==== COLLECTED DATA ====

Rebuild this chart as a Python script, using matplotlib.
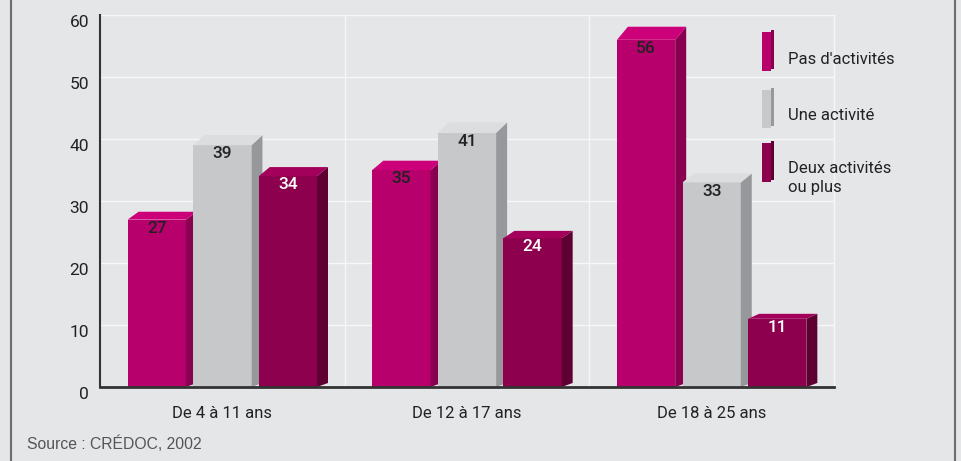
import matplotlib
matplotlib.use("Agg")
import matplotlib.pyplot as plt
from matplotlib.patches import Polygon, Rectangle
from matplotlib.lines import Line2D
import numpy as np

groups = ["De 4 à 11 ans", "De 12 à 17 ans", "De 18 à 25 ans"]
series = ["Pas d'activités", "Une activité", "Deux activités\nou plus"]
pas_activite = [27, 35, 56]
une_activite = [39, 41, 33]
deux_ou_plus = [34, 24, 11]
source = "Source : CRÉDOC, 2002"

front = ['#b8006c', '#c7c8ca', '#8c004d']
side = ['#8a0050', '#97989b', '#5e0032']
top = ['#cc0078', '#dcdddf', '#a3005b']
label_col = ['#222222', '#222222', 'white']
bg = '#e5e6e8'

plt.rcParams['font.family'] = ['Roboto', 'DejaVu Sans']

W, H = 962, 461
fig = plt.figure(figsize=(W / 100, H / 100), dpi=100, facecolor=bg)


def fx(x):
    return x / W


def fy(y):
    return 1 - y / H


ax = fig.add_axes([fx(100), fy(387), 734 / W, 372 / H])
ax.set_facecolor(bg)
ax.set_xlim(-0.5, 2.5)
ax.set_ylim(0, 60)

# grid
ax.set_yticks(range(0, 61, 10))
ax.yaxis.grid(True, color='#f7f7f8', lw=1.0, zorder=0)
ax.set_axisbelow(True)
for xv in [0.5, 1.5, 2.5]:
    ax.axvline(xv, color='#f7f7f8', lw=1.0, zorder=0.5, clip_on=False)

for s in ['top', 'right']:
    ax.spines[s].set_visible(False)
ax.spines['left'].set_color('#333333')
ax.spines['left'].set_linewidth(1.5)
ax.spines['bottom'].set_color('#333333')
ax.spines['bottom'].set_linewidth(2)
ax.spines['bottom'].set_zorder(10)

ax.tick_params(length=0, labelsize=12.5, colors='#222222')
ax.tick_params(axis='y', pad=8)
ax.tick_params(axis='x', pad=14)
for lab in ax.get_yticklabels():
    lab.set_va('top')
ax.set_xticks(range(len(groups)))
ax.set_xticklabels(groups, fontsize=12)

# 3D-looking bars
offsets = [-0.268, 0.0, 0.268]
width = 0.238
dx = 11 / 245
px_per_unit = 372 / 60

for i, vals in enumerate([pas_activite, une_activite, deux_ou_plus]):
    xs = np.arange(len(groups)) + offsets[i]
    z = 3 + i
    ax.bar(xs, vals, width=width, color=front[i], zorder=z, linewidth=0)
    for x, v in zip(xs, vals):
        x0, x1 = x - width / 2, x + width / 2
        dy = (3 + 0.18 * v) / px_per_unit
        dy0 = 4 / px_per_unit
        ax.add_patch(Polygon([(x1, 0), (x1 + dx, dy0), (x1 + dx, v + dy), (x1, v)],
                             closed=True, facecolor=side[i], lw=0, zorder=z))
        ax.add_patch(Polygon([(x0, v), (x0 + dx, v + dy), (x1 + dx, v + dy), (x1, v)],
                             closed=True, facecolor=top[i], lw=0, zorder=z))
        ax.text(x, v - 0.2, str(v), ha='center', va='top', fontsize=12.5,
                fontweight='medium', color=label_col[i], zorder=z + 0.5)

# legend
leg_y = [(32, 71), (90, 128), (143, 182)]
txt_y = [59, 116, 170]
for i, name in enumerate(series):
    y0, y1 = leg_y[i]
    fig.patches.append(Rectangle((fx(762), fy(y1)), 9 / W, (y1 - y0) / H,
                                 transform=fig.transFigure, facecolor=front[i], lw=0))
    fig.patches.append(Rectangle((fx(771), fy(y1 - 2)), 3 / W, (y1 - y0) / H,
                                 transform=fig.transFigure, facecolor=side[i], lw=0))
    fig.text(fx(788), fy(txt_y[i]), name, ha='left', va='center' if i < 2 else 'top',
             fontsize=12, color='#222222', linespacing=1.3)
# third label is two lines, place from its first line top
fig.texts[-1].set_position((fx(788), fy(txt_y[2] - 9)))

fig.text(fx(27), fy(444), source, ha='left', va='center', fontsize=11.3,
         color='#555555', family=['Liberation Sans', 'DejaVu Sans'])

fig.add_artist(Line2D([fx(11), fx(11)], [0, 1], color='#6d6d6d', lw=1.5,
                      transform=fig.transFigure))
fig.add_artist(Line2D([fx(955), fx(955)], [0, 1], color='#6d6d6d', lw=1.5,
                      transform=fig.transFigure))

fig.savefig('out.png', dpi=100, facecolor=bg)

====

**GIVEN PROBLEM**
Word for word, quote the full listing, omitting every picture.

**SOLUTION TO THE PROBLEM**
Rebuild this chart as a Python script, using matplotlib.
import matplotlib
matplotlib.use("Agg")
import matplotlib.pyplot as plt
from matplotlib.patches import Polygon, Rectangle
from matplotlib.lines import Line2D
import numpy as np

groups = ["De 4 à 11 ans", "De 12 à 17 ans", "De 18 à 25 ans"]
series = ["Pas d'activités", "Une activité", "Deux activités\nou plus"]
pas_activite = [27, 35, 56]
une_activite = [39, 41, 33]
deux_ou_plus = [34, 24, 11]
source = "Source : CRÉDOC, 2002"

front = ['#b8006c', '#c7c8ca', '#8c004d']
side = ['#8a0050', '#97989b', '#5e0032']
top = ['#cc0078', '#dcdddf', '#a3005b']
label_col = ['#222222', '#222222', 'white']
bg = '#e5e6e8'

plt.rcParams['font.family'] = ['Roboto', 'DejaVu Sans']

W, H = 962, 461
fig = plt.figure(figsize=(W / 100, H / 100), dpi=100, facecolor=bg)


def fx(x):
    return x / W


def fy(y):
    return 1 - y / H


ax = fig.add_axes([fx(100), fy(387), 734 / W, 372 / H])
ax.set_facecolor(bg)
ax.set_xlim(-0.5, 2.5)
ax.set_ylim(0, 60)

# grid
ax.set_yticks(range(0, 61, 10))
ax.yaxis.grid(True, color='#f7f7f8', lw=1.0, zorder=0)
ax.set_axisbelow(True)
for xv in [0.5, 1.5, 2.5]:
    ax.axvline(xv, color='#f7f7f8', lw=1.0, zorder=0.5, clip_on=False)

for s in ['top', 'right']:
    ax.spines[s].set_visible(False)
ax.spines['left'].set_color('#333333')
ax.spines['left'].set_linewidth(1.5)
ax.spines['bottom'].set_color('#333333')
ax.spines['bottom'].set_linewidth(2)
ax.spines['bottom'].set_zorder(10)

ax.tick_params(length=0, labelsize=12.5, colors='#222222')
ax.tick_params(axis='y', pad=8)
ax.tick_params(axis='x', pad=14)
for lab in ax.get_yticklabels():
    lab.set_va('top')
ax.set_xticks(range(len(groups)))
ax.set_xticklabels(groups, fontsize=12)

# 3D-looking bars
offsets = [-0.268, 0.0, 0.268]
width = 0.238
dx = 11 / 245
px_per_unit = 372 / 60

for i, vals in enumerate([pas_activite, une_activite, deux_ou_plus]):
    xs = np.arange(len(groups)) + offsets[i]
    z = 3 + i
    ax.bar(xs, vals, width=width, color=front[i], zorder=z, linewidth=0)
    for x, v in zip(xs, vals):
        x0, x1 = x - width / 2, x + width / 2
        dy = (3 + 0.18 * v) / px_per_unit
        dy0 = 4 / px_per_unit
        ax.add_patch(Polygon([(x1, 0), (x1 + dx, dy0), (x1 + dx, v + dy), (x1, v)],
                             closed=True, facecolor=side[i], lw=0, zorder=z))
        ax.add_patch(Polygon([(x0, v), (x0 + dx, v + dy), (x1 + dx, v + dy), (x1, v)],
                             closed=True, facecolor=top[i], lw=0, zorder=z))
        ax.text(x, v - 0.2, str(v), ha='center', va='top', fontsize=12.5,
                fontweight='medium', color=label_col[i], zorder=z + 0.5)

# legend
leg_y = [(32, 71), (90, 128), (143, 182)]
txt_y = [59, 116, 170]
for i, name in enumerate(series):
    y0, y1 = leg_y[i]
    fig.patches.append(Rectangle((fx(762), fy(y1)), 9 / W, (y1 - y0) / H,
                                 transform=fig.transFigure, facecolor=front[i], lw=0))
    fig.patches.append(Rectangle((fx(771), fy(y1 - 2)), 3 / W, (y1 - y0) / H,
                                 transform=fig.transFigure, facecolor=side[i], lw=0))
    fig.text(fx(788), fy(txt_y[i]), name, ha='left', va='center' if i < 2 else 'top',
             fontsize=12, color='#222222', linespacing=1.3)
# third label is two lines, place from its first line top
fig.texts[-1].set_position((fx(788), fy(txt_y[2] - 9)))

fig.text(fx(27), fy(444), source, ha='left', va='center', fontsize=11.3,
         color='#555555', family=['Liberation Sans', 'DejaVu Sans'])

fig.add_artist(Line2D([fx(11), fx(11)], [0, 1], color='#6d6d6d', lw=1.5,
                      transform=fig.transFigure))
fig.add_artist(Line2D([fx(955), fx(955)], [0, 1], color='#6d6d6d', lw=1.5,
                      transform=fig.transFigure))

fig.savefig('out.png', dpi=100, facecolor=bg)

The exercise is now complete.